Jesus. Life is so fucking unfair sometimes. Last year I spent my entire bonus on micradermabrasion and having my hard drive wiped clean.


Both outlays were such a waste.

One summer Sunday on a gigantic yacht on the Hudson brought back patches of pigmentation.

And THEN
Blottered goes and posts this picture and it all comes flooding back. The lost weekends.... That fucking weirdo who used to rub his crotch against my leg.....

It's just not fair. Haven't I suffered enough being born in Birmingham?

Sunday, October 09, 2005

Ha.

From the Introduction to the fabulous book Memories of Wine by Brian St Pierre

I had to hunt all over Mnhattan and Brooklyn and Northern New Jersey for more of that wine (La Tache mens "the task," which seemed only too appropriate after a while). I finally found two bottles. Then came the dilemma all wine-lovers face with gorgeous rarities - good wine needs to be shared, but when there isn't going to be any more, generosity must be tempered with enlightened self-interest. The love of my life at the time was the obvious beneficiary, not only for romantic reasons but also because she didn't drink very much, and I built a dinner around the wine.

Saturday, October 08, 2005



What does it feel like, the collapsing of the arches? Is there a sudden, sharp pain? Will I wake up one morning and place the entire surface of my foot onto parquet flooring?
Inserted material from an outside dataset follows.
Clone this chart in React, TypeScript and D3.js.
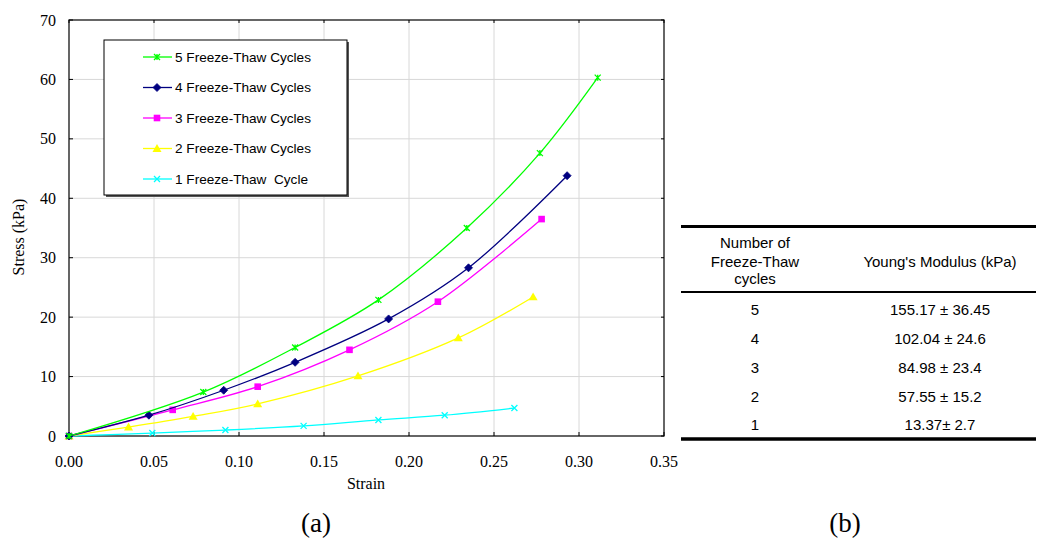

Will I no longer be able to slip into four inch heels?


For about six weeks now I have felt a strange and intimate sensation in my left arch. It feels like someone is lightly running their finger over my sole. I can feel it on my skin rather than inside my foot, which gives me hope that perhaps I shan't be slapping a lot more of my epidermis onto the pavement but it does make me fear for my sanity. Actually most things make me fear for my sanity.
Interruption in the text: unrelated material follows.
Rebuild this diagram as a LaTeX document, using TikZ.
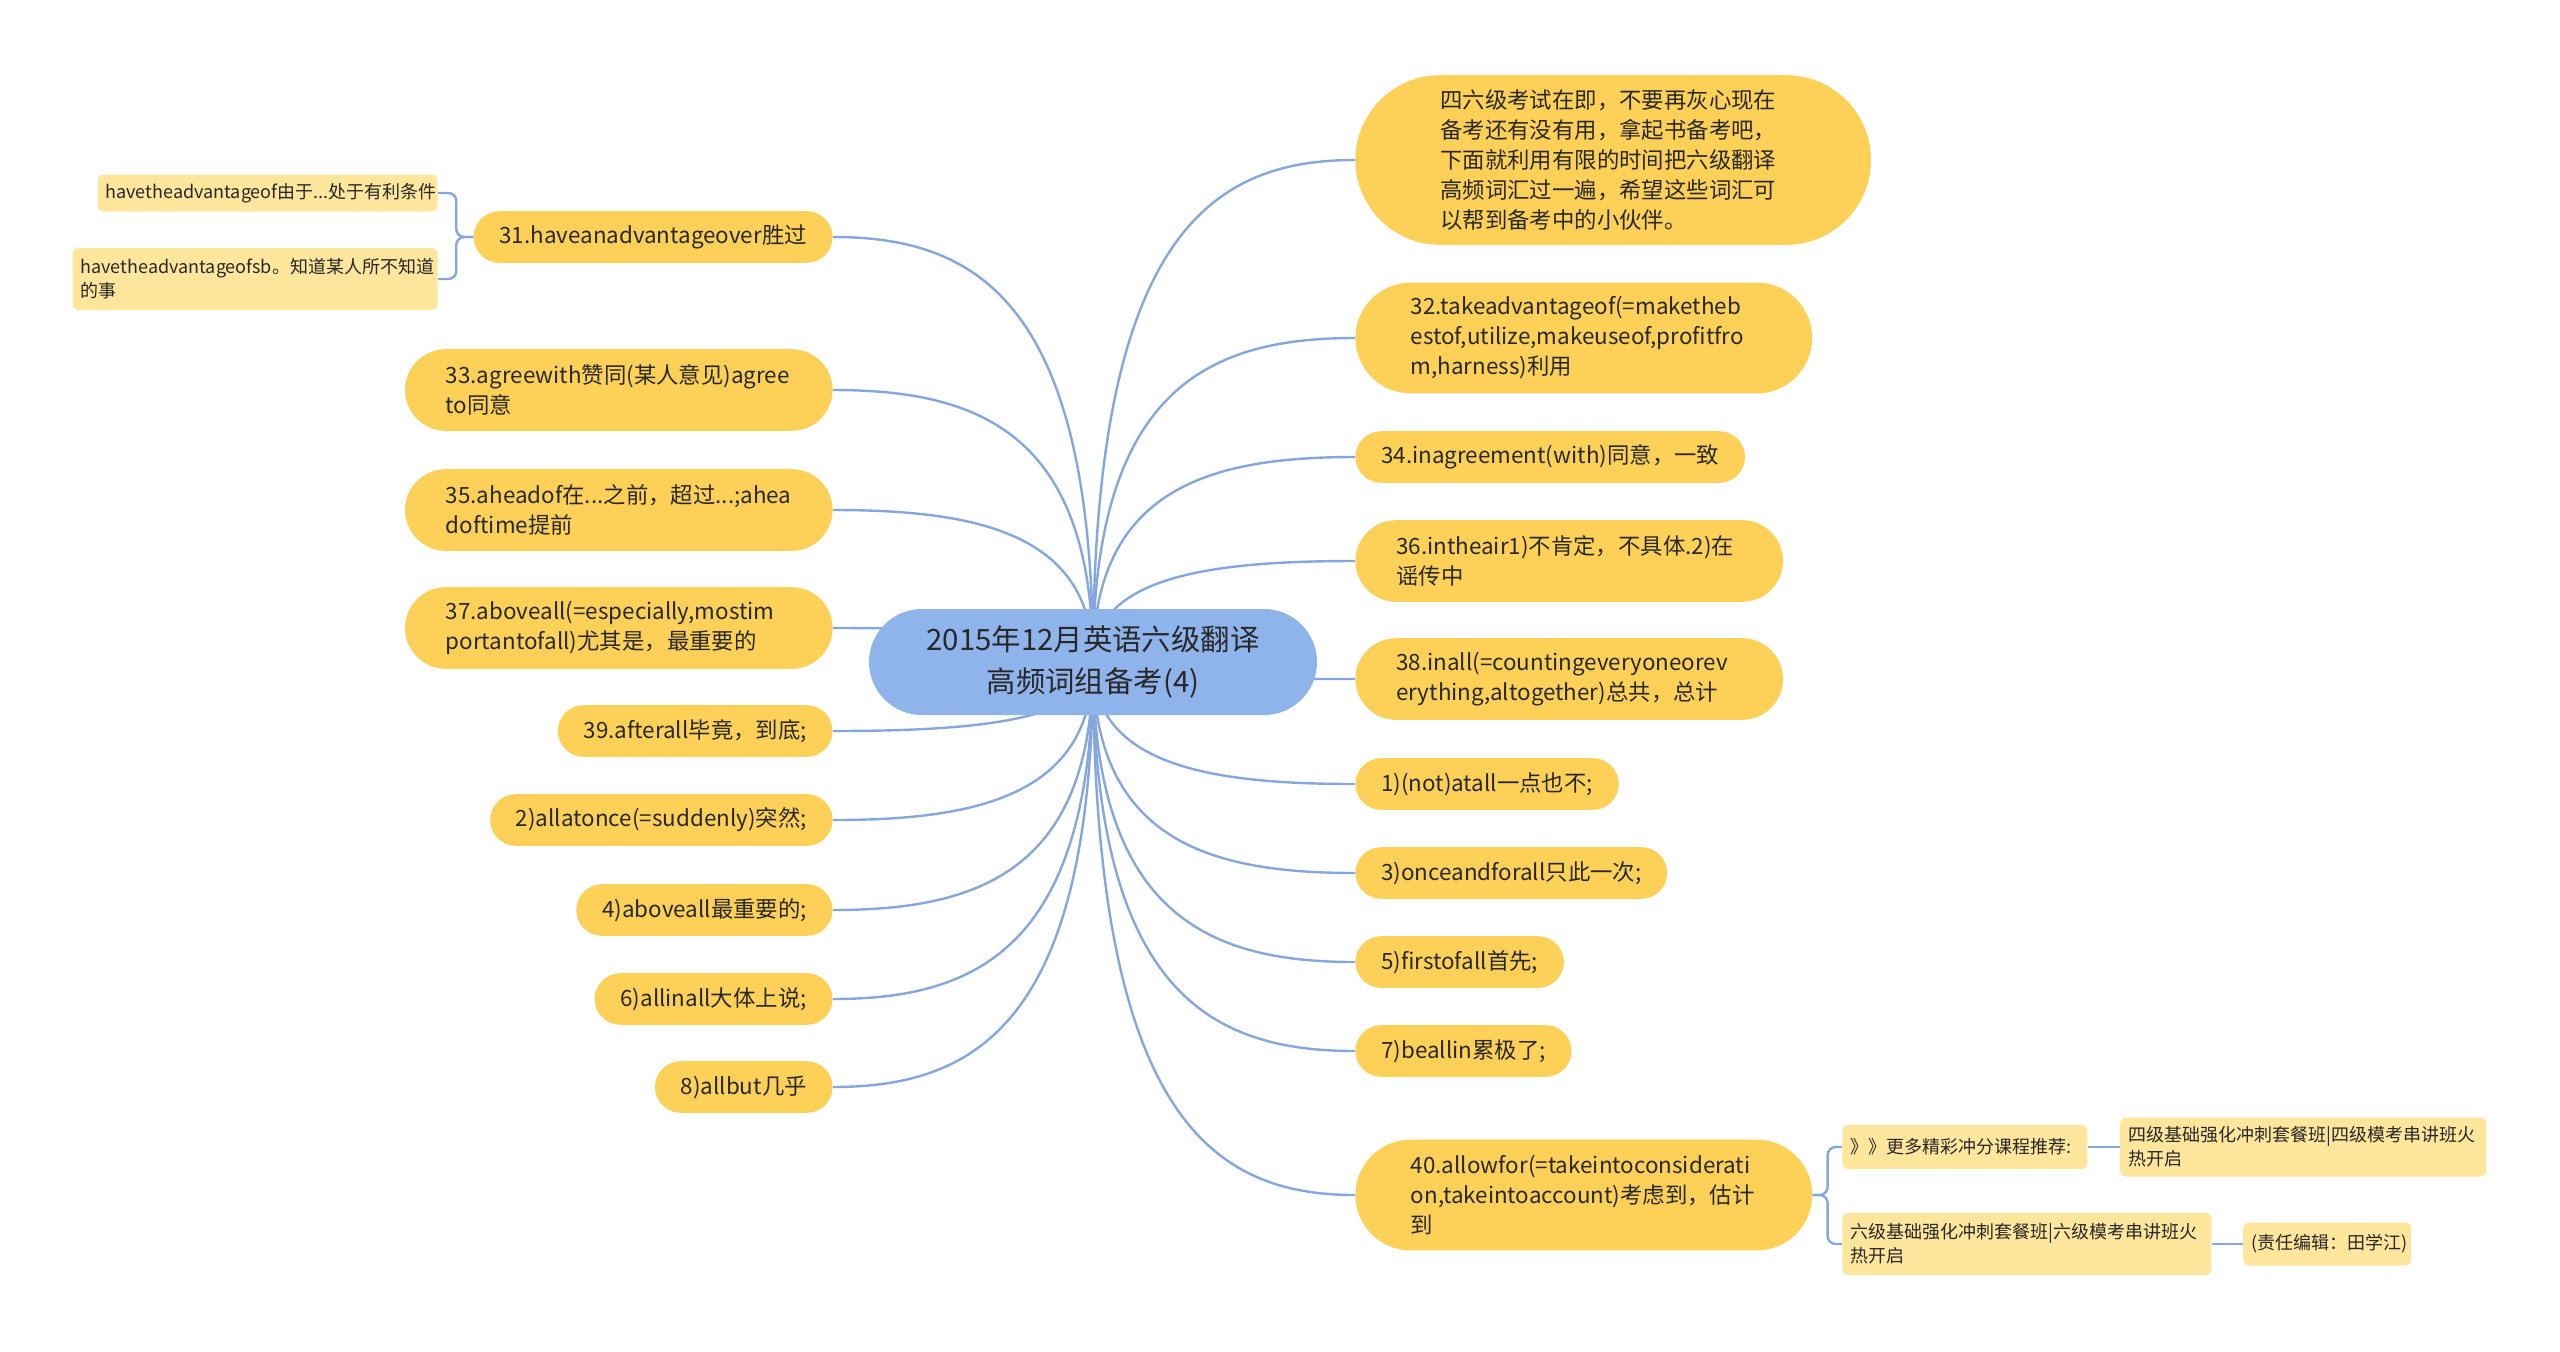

I wonder what it is, but I like it. Now I just need to work on making it stroke me elsewhere.

Also, Paula Morelenbaum has the most beautiful voice in the entire world.

Tuesday, October 04, 2005

The End of Life as She Knew it

I am not sure I am ready to read Joan Didion's latest book yet, I think it might induce an emotional breakdown, but I want to.

Reviewed today in the Times by Michiko Kakutani.
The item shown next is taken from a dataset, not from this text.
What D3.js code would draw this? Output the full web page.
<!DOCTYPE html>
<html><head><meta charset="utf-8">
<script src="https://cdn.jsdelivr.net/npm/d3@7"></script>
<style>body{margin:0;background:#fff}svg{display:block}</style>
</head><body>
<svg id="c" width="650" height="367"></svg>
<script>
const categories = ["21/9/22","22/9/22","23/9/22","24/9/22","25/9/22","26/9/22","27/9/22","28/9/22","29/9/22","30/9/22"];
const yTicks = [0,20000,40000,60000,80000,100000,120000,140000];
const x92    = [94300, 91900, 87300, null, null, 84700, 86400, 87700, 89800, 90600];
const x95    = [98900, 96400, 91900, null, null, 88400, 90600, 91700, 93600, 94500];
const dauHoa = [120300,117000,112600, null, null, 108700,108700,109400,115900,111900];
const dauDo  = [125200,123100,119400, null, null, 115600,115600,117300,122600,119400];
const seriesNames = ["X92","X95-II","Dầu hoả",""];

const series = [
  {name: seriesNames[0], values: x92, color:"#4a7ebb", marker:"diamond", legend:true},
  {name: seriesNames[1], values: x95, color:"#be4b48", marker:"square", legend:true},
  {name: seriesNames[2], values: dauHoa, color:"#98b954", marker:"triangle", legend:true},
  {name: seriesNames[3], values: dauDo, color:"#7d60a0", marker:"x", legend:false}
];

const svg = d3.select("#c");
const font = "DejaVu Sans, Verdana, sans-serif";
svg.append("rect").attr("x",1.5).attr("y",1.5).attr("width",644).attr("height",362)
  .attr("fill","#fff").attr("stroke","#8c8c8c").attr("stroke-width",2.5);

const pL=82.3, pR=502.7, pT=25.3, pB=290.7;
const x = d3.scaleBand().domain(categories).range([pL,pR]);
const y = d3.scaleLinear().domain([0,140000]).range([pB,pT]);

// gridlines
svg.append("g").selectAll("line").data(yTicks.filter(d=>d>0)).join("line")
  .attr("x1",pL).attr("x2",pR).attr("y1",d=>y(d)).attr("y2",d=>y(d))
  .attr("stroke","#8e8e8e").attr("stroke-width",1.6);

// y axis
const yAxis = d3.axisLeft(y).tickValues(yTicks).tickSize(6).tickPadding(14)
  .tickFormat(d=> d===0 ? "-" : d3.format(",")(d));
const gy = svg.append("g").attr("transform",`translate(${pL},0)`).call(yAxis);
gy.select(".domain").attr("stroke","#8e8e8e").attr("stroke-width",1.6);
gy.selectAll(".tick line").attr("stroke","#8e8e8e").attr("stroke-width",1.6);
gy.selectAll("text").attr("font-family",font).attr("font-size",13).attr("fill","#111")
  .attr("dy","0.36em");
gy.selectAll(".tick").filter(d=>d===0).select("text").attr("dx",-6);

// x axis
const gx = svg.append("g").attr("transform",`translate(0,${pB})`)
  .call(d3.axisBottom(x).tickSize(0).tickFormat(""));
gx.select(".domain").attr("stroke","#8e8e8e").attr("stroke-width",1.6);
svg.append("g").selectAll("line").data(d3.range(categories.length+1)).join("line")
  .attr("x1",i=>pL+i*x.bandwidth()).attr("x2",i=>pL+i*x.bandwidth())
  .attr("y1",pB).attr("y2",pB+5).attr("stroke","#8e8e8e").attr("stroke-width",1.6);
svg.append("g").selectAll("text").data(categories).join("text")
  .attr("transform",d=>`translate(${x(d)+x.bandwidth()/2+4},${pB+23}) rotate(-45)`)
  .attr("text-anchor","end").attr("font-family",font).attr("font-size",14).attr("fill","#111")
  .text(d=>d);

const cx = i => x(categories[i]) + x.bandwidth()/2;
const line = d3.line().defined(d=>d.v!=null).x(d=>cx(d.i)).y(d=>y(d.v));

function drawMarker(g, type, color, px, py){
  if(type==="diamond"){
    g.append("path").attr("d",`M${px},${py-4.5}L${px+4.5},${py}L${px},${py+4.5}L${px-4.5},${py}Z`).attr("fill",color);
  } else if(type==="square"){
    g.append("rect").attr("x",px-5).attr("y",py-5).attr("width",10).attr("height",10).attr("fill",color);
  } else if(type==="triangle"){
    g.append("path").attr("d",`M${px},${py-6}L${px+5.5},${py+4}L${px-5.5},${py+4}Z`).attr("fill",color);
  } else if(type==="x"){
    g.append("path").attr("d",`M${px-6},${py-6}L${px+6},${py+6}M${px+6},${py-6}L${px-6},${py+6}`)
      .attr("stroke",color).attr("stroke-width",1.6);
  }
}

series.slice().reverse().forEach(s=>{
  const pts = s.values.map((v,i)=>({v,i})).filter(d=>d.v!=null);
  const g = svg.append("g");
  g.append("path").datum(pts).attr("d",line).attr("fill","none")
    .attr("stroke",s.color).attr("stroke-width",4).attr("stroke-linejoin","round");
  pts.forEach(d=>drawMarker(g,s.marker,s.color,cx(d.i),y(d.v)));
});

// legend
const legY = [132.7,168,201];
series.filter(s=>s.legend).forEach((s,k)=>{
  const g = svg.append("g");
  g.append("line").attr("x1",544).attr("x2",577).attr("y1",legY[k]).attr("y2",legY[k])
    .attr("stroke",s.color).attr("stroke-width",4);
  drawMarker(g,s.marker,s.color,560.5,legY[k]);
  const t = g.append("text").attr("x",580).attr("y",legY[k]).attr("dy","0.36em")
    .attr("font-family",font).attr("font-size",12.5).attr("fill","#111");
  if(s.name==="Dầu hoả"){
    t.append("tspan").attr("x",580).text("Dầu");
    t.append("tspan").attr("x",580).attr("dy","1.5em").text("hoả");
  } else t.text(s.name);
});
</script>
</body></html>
At once exquisitely controlled and heartbreakingly sad, "The Year of Magical Thinking" tells us in completely unvarnished terms what it is to love someone and lose him, what it is to have a child fall sick and be unable to help her.

It is a book that tells us how people try to make sense of the senseless and how they somehow go on.




A excerpt from the book for you:

"I could not count the times during the average day when something would come up that I needed to tell him," Ms. Didion writes. "This impulse did not end with his death. What ended was the possibility of response."

Sunday, October 02, 2005

Get thee to a nunnery

Yeah there's one of these in New York as well. Well there is now anyway. Maybe I will start my own cult or something. One that has a superfantastic outfit and two tone hair. Perhaps a theme tune by the Commodores and large cash donations to my bank account. Oh, yeah, and lots of me worship.